## Exercise instructions
Output the material exactly, but drop every image it holds.

## Given information

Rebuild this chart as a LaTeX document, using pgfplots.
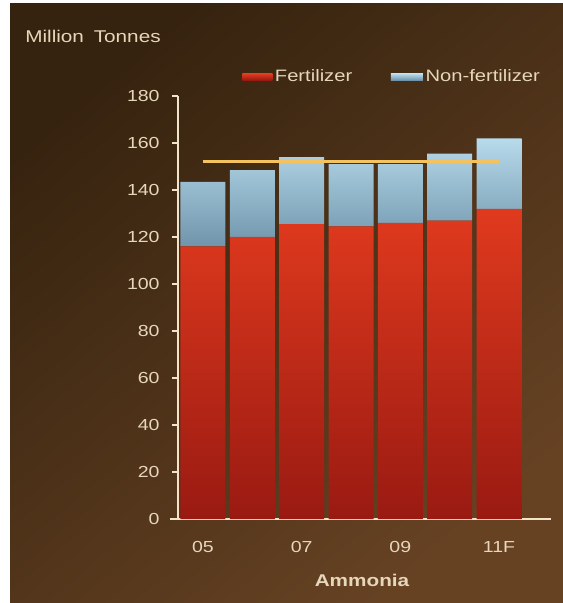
\documentclass[border=0pt]{standalone}
\usepackage{pgfplots}
\usepackage{pgfplotstable}
\pgfplotsset{compat=1.18}
\usepackage{fontspec}
\setmainfont{Liberation Sans}[FakeStretch=1.22]

\definecolor{bgdark}{HTML}{36230F}
\definecolor{bglight}{HTML}{664223}
\definecolor{cream}{HTML}{E6D6BA}
\definecolor{axiscream}{HTML}{F2E4C8}
\definecolor{fertTop}{HTML}{E03A1E}
\definecolor{fertBot}{HTML}{991A12}
\definecolor{nonTop}{HTML}{B7DBEB}
\definecolor{nonBot}{HTML}{7094AB}
\definecolor{avgline}{HTML}{F4C25E}

% pixel grid (0.75pt), origin at the top left corner, y downwards
\tikzset{pixels/.style={x=0.75pt, y=-0.75pt, shift={(0pt,452.25pt)}}}

% Ammonia demand, million tonnes: fertilizer and non-fertilizer use
\pgfplotstableread{
idx fert nonfert
0 116.0 27.5
1 120.0 28.5
2 125.5 28.5
3 124.5 26.5
4 126.0 25.0
5 127.0 28.5
6 132.0 30.0
}\ammonia

\pgfplotsset{
  frame/.style={
    at={(133.725pt,63pt)}, anchor=south west,
    scale only axis, width=279.4pt, height=317.25pt,
    xmin=-0.5, xmax=7.05, ymin=0, ymax=180,
  }
}

\begin{document}
\begin{tikzpicture}
\begin{scope}[pixels]
\useasboundingbox (0,0) rectangle (563,603);
\fill[white] (0,0) rectangle (563,603);
\shade[top color=bgdark, bottom color=bglight, shading angle=40]
  (10,4) rectangle (563,603);
\end{scope}

\begin{axis}[frame,
  ybar stacked, bar width=33.75pt,
  axis x line*=bottom, axis y line*=left,
  x axis line style={draw=axiscream, line width=2.2pt, shorten <=-6pt},
  y axis line style={draw=axiscream, line width=1.5pt},
  ytick={0,20,...,180},
  xtick={0,2,4,6}, xticklabels={05,07,09,11F},
  tick align=outside, major tick length=4.5pt,
  y tick style={draw=axiscream, line width=1.3pt},
  x tick style={draw=none},
  /pgf/number format/assume math mode=true,
  tick label style={font=\fontsize{12}{14}\selectfont, text=cream},
  xticklabel style={yshift=-9pt},
  yticklabel style={xshift=-6pt},
  legend style={draw=none, fill=none, at={(0.171,1.045)}, anchor=west,
    legend columns=2, font=\fontsize{12.4}{14}\selectfont, text=cream,
    inner sep=0pt,
    /tikz/every even column/.append style={column sep=27pt}},
  legend cell align=left,
]
\addplot[draw=none, top color=fertTop, bottom color=fertBot,
  legend image code/.code={\fill[fertTop!92!black] (0pt,-2.3pt) rectangle (22.5pt,2.3pt);}]
  table[x=idx, y=fert] {\ammonia};
\addlegendentry{Fertilizer}
\addplot[draw=none, top color=nonTop, bottom color=nonBot,
  legend image code/.code={\fill[nonTop!90!black] (0pt,-2.3pt) rectangle (24pt,2.3pt);}]
  table[x=idx, y=nonfert] {\ammonia};
\addlegendentry{Non-fertilizer}
\end{axis}

% capacity level drawn over the bars
\begin{axis}[frame, hide axis]
\addplot[avgline, line width=2.2pt, mark=none] coordinates {(0,152) (6,152)};
\end{axis}

\begin{scope}[pixels]
\node[anchor=west, text=cream, font=\fontsize{12.75}{15}\selectfont, inner sep=0pt]
  at (25,36) {Million\hspace{3pt} Tonnes};
\node[text=cream, font=\bfseries\fontsize{12.75}{15}\selectfont, inner sep=0pt]
  at (362,580) {Ammonia};
\end{scope}
\end{tikzpicture}
\end{document}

## Response
Rebuild this chart as a LaTeX document, using pgfplots.
\documentclass[border=0pt]{standalone}
\usepackage{pgfplots}
\usepackage{pgfplotstable}
\pgfplotsset{compat=1.18}
\usepackage{fontspec}
\setmainfont{Liberation Sans}[FakeStretch=1.22]

\definecolor{bgdark}{HTML}{36230F}
\definecolor{bglight}{HTML}{664223}
\definecolor{cream}{HTML}{E6D6BA}
\definecolor{axiscream}{HTML}{F2E4C8}
\definecolor{fertTop}{HTML}{E03A1E}
\definecolor{fertBot}{HTML}{991A12}
\definecolor{nonTop}{HTML}{B7DBEB}
\definecolor{nonBot}{HTML}{7094AB}
\definecolor{avgline}{HTML}{F4C25E}

% pixel grid (0.75pt), origin at the top left corner, y downwards
\tikzset{pixels/.style={x=0.75pt, y=-0.75pt, shift={(0pt,452.25pt)}}}

% Ammonia demand, million tonnes: fertilizer and non-fertilizer use
\pgfplotstableread{
idx fert nonfert
0 116.0 27.5
1 120.0 28.5
2 125.5 28.5
3 124.5 26.5
4 126.0 25.0
5 127.0 28.5
6 132.0 30.0
}\ammonia

\pgfplotsset{
  frame/.style={
    at={(133.725pt,63pt)}, anchor=south west,
    scale only axis, width=279.4pt, height=317.25pt,
    xmin=-0.5, xmax=7.05, ymin=0, ymax=180,
  }
}

\begin{document}
\begin{tikzpicture}
\begin{scope}[pixels]
\useasboundingbox (0,0) rectangle (563,603);
\fill[white] (0,0) rectangle (563,603);
\shade[top color=bgdark, bottom color=bglight, shading angle=40]
  (10,4) rectangle (563,603);
\end{scope}

\begin{axis}[frame,
  ybar stacked, bar width=33.75pt,
  axis x line*=bottom, axis y line*=left,
  x axis line style={draw=axiscream, line width=2.2pt, shorten <=-6pt},
  y axis line style={draw=axiscream, line width=1.5pt},
  ytick={0,20,...,180},
  xtick={0,2,4,6}, xticklabels={05,07,09,11F},
  tick align=outside, major tick length=4.5pt,
  y tick style={draw=axiscream, line width=1.3pt},
  x tick style={draw=none},
  /pgf/number format/assume math mode=true,
  tick label style={font=\fontsize{12}{14}\selectfont, text=cream},
  xticklabel style={yshift=-9pt},
  yticklabel style={xshift=-6pt},
  legend style={draw=none, fill=none, at={(0.171,1.045)}, anchor=west,
    legend columns=2, font=\fontsize{12.4}{14}\selectfont, text=cream,
    inner sep=0pt,
    /tikz/every even column/.append style={column sep=27pt}},
  legend cell align=left,
]
\addplot[draw=none, top color=fertTop, bottom color=fertBot,
  legend image code/.code={\fill[fertTop!92!black] (0pt,-2.3pt) rectangle (22.5pt,2.3pt);}]
  table[x=idx, y=fert] {\ammonia};
\addlegendentry{Fertilizer}
\addplot[draw=none, top color=nonTop, bottom color=nonBot,
  legend image code/.code={\fill[nonTop!90!black] (0pt,-2.3pt) rectangle (24pt,2.3pt);}]
  table[x=idx, y=nonfert] {\ammonia};
\addlegendentry{Non-fertilizer}
\end{axis}

% capacity level drawn over the bars
\begin{axis}[frame, hide axis]
\addplot[avgline, line width=2.2pt, mark=none] coordinates {(0,152) (6,152)};
\end{axis}

\begin{scope}[pixels]
\node[anchor=west, text=cream, font=\fontsize{12.75}{15}\selectfont, inner sep=0pt]
  at (25,36) {Million\hspace{3pt} Tonnes};
\node[text=cream, font=\bfseries\fontsize{12.75}{15}\selectfont, inner sep=0pt]
  at (362,580) {Ammonia};
\end{scope}
\end{tikzpicture}
\end{document}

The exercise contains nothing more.